### Exercise instructions
Reproduce exactly the lines of the material beneath, from the line that contains "The picture is" to the line that contains "from bokeh.core.properties import value", both included, and no other lines.

Code that draws figures:
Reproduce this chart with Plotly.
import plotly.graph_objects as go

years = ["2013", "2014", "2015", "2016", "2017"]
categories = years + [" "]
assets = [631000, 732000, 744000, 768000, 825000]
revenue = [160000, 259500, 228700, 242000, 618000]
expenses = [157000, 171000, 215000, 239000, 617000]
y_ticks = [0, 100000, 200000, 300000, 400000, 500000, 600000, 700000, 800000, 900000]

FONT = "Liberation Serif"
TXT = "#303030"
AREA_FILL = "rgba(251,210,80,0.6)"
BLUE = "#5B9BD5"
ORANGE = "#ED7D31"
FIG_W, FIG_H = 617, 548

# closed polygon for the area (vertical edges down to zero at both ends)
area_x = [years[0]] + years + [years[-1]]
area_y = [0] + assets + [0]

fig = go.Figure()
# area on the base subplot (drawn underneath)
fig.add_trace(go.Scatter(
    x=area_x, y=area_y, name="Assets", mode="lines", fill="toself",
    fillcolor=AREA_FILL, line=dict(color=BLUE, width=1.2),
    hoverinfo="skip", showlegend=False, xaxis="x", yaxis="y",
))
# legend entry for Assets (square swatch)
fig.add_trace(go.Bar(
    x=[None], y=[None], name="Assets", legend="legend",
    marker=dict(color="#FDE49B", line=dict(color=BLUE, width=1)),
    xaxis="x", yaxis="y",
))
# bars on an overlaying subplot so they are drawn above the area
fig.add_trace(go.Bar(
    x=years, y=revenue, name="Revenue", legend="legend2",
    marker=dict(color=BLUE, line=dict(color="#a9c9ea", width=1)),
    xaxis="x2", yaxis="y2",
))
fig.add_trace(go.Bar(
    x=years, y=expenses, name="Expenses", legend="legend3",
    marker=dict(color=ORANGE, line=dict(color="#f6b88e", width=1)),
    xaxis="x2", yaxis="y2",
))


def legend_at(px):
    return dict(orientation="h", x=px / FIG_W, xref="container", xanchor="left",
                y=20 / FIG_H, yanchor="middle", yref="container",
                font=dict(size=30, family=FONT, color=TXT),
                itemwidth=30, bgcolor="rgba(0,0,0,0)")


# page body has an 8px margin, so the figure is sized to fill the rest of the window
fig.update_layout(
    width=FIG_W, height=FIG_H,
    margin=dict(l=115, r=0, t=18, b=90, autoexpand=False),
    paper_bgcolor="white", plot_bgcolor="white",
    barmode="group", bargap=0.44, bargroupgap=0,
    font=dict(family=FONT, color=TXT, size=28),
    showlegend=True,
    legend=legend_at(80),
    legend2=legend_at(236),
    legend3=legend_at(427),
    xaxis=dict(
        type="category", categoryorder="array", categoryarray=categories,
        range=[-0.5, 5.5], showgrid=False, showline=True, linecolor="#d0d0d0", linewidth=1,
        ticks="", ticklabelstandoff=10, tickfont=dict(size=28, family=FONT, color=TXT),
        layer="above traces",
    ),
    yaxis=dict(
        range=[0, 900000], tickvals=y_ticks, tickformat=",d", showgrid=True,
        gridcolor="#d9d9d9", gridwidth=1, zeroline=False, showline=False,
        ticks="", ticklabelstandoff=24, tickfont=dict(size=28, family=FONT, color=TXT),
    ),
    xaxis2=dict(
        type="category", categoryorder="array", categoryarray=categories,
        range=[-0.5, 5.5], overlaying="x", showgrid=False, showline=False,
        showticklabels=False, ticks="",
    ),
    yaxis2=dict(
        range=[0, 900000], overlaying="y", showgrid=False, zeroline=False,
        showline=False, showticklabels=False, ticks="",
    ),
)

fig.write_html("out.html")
--
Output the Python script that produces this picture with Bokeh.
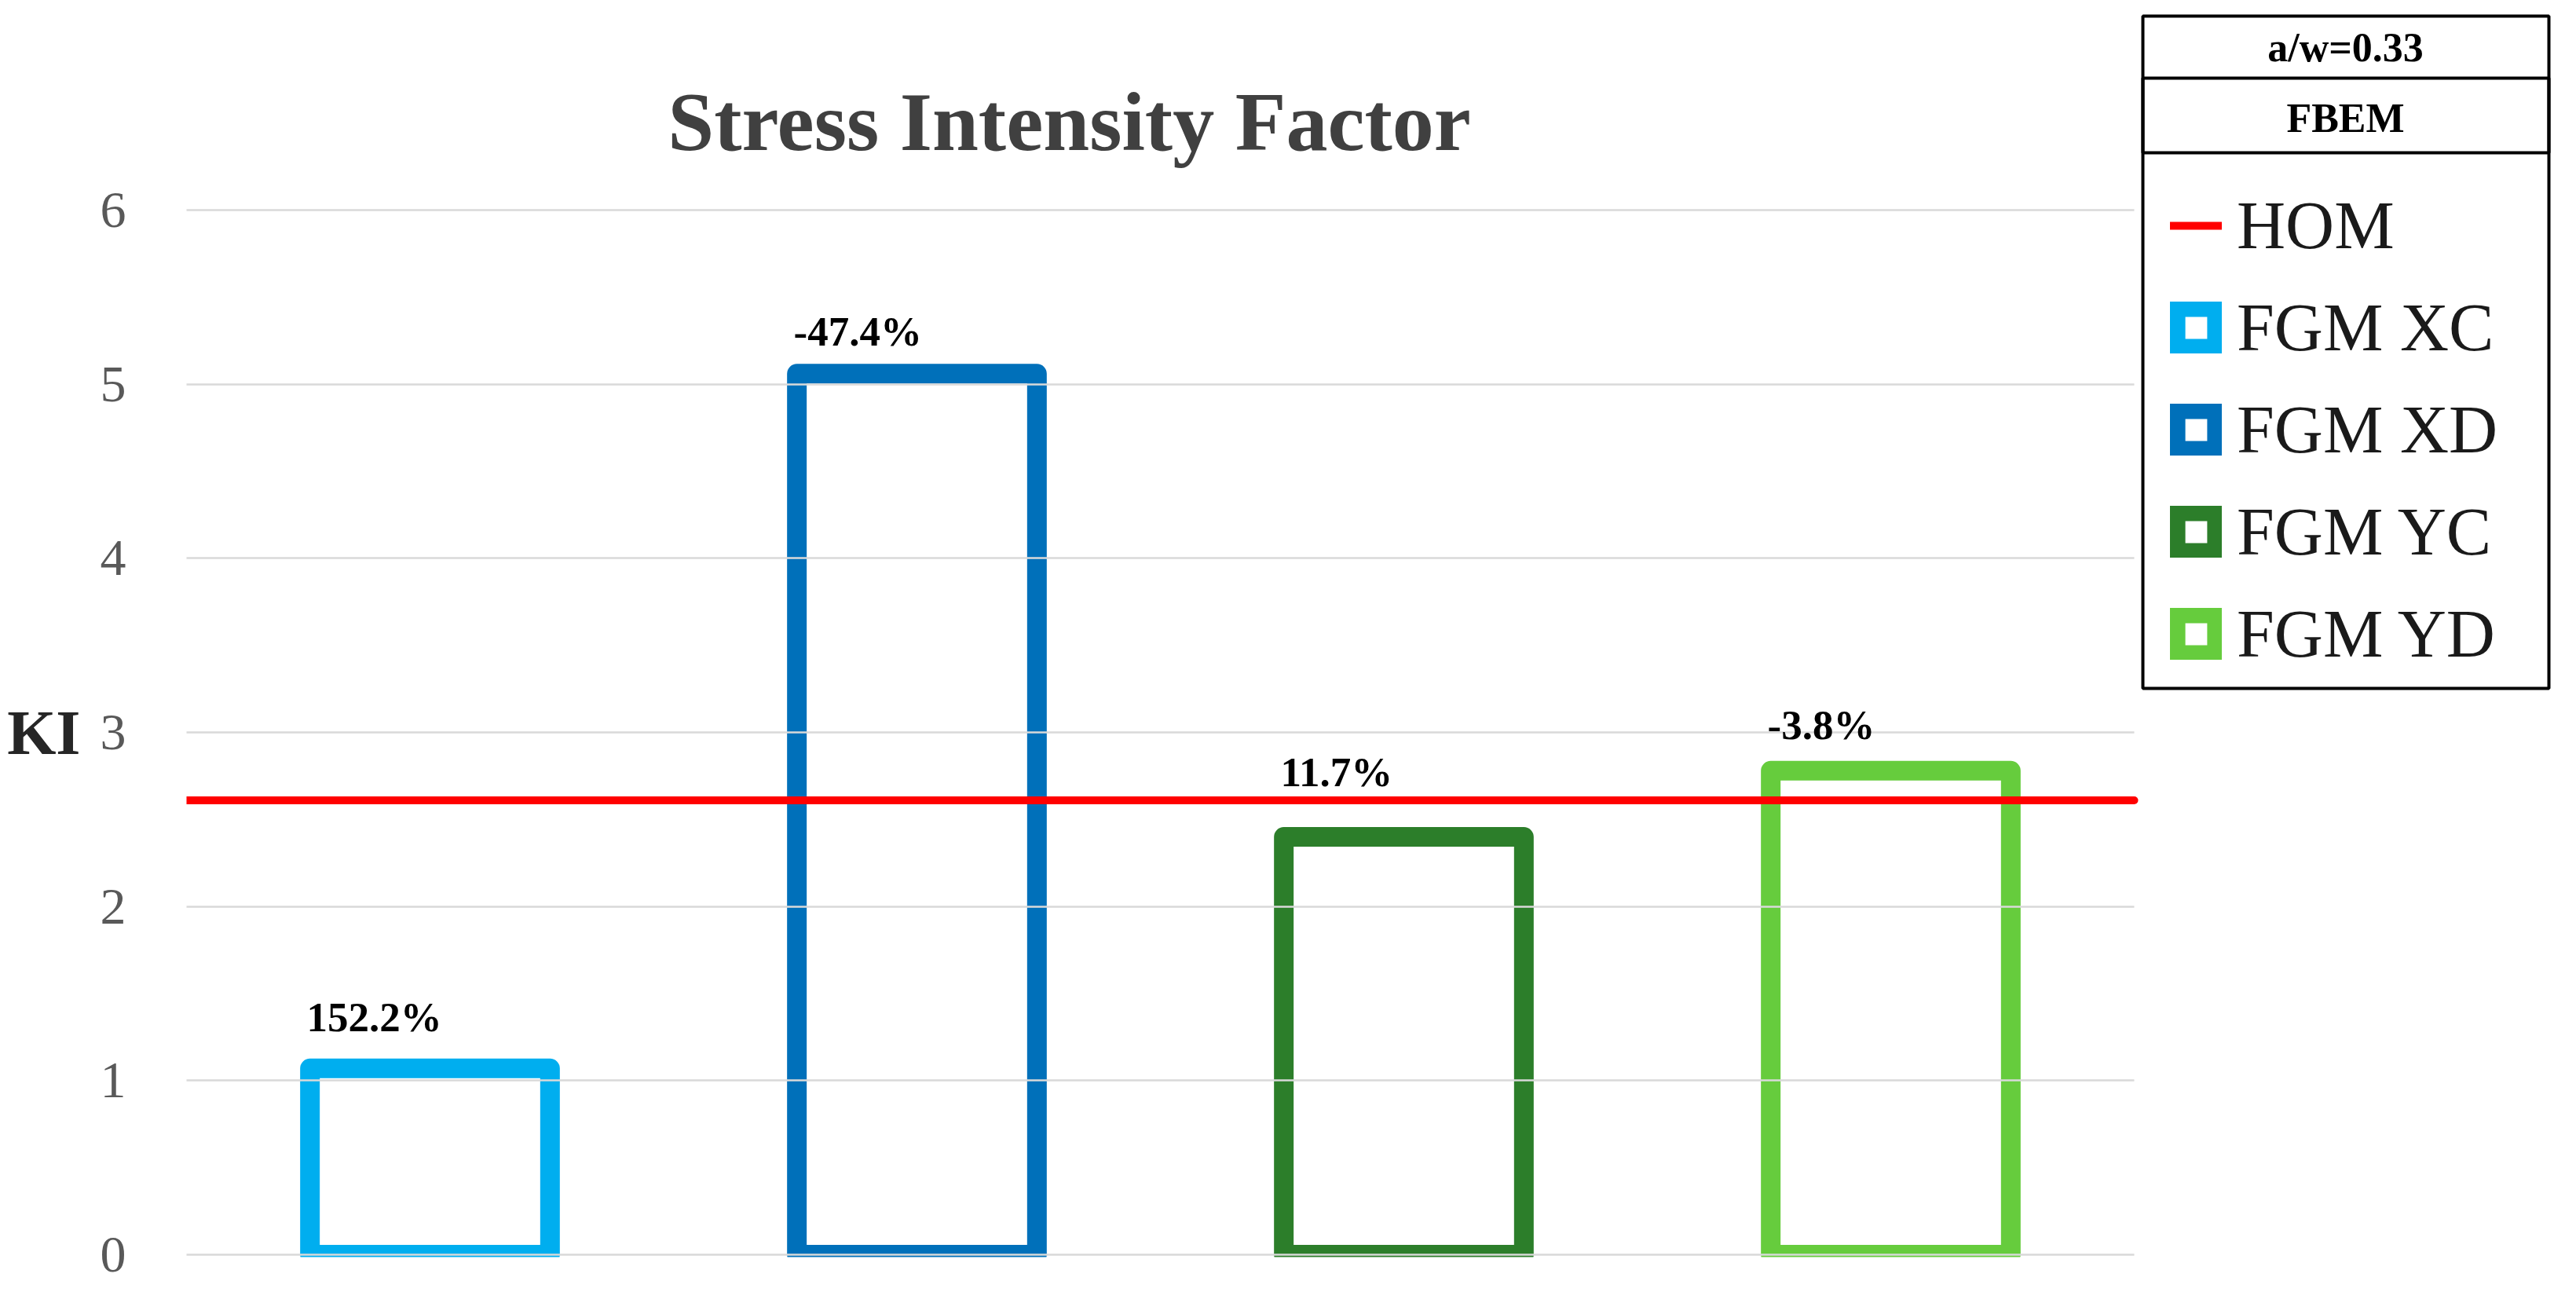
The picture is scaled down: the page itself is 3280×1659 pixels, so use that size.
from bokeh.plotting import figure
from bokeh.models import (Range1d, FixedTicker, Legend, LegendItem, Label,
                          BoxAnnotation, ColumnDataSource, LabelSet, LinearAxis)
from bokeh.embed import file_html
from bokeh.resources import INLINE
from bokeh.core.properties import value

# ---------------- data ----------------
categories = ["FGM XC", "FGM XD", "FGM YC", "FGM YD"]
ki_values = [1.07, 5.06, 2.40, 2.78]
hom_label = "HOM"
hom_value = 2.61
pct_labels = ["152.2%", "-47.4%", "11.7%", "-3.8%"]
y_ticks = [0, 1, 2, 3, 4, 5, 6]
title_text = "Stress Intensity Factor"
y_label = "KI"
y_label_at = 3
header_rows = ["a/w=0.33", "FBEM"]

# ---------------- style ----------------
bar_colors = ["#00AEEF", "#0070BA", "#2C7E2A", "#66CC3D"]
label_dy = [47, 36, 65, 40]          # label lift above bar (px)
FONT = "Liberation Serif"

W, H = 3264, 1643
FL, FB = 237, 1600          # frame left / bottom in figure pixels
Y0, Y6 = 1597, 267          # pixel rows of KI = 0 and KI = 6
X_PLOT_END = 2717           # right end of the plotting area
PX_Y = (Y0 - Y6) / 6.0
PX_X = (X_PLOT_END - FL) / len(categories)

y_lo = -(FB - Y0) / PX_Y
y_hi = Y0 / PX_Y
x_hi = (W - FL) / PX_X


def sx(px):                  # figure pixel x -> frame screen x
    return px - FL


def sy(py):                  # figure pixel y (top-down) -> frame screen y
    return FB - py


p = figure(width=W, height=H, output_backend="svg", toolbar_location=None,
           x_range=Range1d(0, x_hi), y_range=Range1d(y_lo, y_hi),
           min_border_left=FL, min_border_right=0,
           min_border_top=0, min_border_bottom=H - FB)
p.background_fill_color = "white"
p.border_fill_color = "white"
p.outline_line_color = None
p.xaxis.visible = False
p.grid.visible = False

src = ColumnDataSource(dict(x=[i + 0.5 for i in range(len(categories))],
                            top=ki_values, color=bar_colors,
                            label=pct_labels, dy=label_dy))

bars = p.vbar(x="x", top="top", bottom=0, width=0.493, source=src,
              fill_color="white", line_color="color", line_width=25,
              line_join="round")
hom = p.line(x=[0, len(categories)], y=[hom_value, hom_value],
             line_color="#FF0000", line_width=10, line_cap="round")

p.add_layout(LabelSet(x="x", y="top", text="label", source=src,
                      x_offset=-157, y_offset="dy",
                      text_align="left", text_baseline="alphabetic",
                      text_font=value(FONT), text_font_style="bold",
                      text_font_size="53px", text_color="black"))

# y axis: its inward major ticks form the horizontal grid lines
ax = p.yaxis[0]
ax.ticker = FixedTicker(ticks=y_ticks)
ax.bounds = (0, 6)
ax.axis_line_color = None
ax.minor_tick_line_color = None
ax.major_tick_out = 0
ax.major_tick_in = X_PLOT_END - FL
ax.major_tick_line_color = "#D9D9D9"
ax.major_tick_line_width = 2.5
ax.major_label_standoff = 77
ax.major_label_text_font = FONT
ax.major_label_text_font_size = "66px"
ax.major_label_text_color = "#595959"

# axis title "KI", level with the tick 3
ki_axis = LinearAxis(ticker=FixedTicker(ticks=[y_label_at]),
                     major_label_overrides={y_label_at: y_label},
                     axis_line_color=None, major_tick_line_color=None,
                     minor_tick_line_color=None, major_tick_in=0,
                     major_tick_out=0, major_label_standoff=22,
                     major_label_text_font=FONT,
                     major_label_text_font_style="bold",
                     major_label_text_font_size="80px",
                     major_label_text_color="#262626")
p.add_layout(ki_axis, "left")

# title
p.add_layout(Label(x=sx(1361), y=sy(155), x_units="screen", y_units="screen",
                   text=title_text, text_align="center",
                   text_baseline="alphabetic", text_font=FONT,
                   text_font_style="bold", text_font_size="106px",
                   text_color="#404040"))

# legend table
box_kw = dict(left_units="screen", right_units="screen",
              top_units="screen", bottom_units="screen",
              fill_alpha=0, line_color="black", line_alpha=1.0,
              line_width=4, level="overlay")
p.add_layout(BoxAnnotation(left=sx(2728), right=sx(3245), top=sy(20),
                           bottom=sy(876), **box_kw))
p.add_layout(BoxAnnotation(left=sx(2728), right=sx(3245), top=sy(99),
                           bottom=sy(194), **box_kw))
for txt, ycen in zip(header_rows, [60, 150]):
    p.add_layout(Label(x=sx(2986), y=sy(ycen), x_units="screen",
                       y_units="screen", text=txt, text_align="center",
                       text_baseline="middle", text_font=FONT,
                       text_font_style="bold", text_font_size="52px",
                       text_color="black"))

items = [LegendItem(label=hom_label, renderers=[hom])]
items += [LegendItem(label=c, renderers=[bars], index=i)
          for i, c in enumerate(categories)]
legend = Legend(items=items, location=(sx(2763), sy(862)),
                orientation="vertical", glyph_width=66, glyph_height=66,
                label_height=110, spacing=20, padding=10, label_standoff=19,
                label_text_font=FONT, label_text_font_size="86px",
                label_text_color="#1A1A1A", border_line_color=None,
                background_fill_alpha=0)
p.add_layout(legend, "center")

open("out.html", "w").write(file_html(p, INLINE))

### Correct answer
The picture is scaled down: the page itself is 3280×1659 pixels, so use that size.
from bokeh.plotting import figure
from bokeh.models import (Range1d, FixedTicker, Legend, LegendItem, Label,
                          BoxAnnotation, ColumnDataSource, LabelSet, LinearAxis)
from bokeh.embed import file_html
from bokeh.resources import INLINE
from bokeh.core.properties import value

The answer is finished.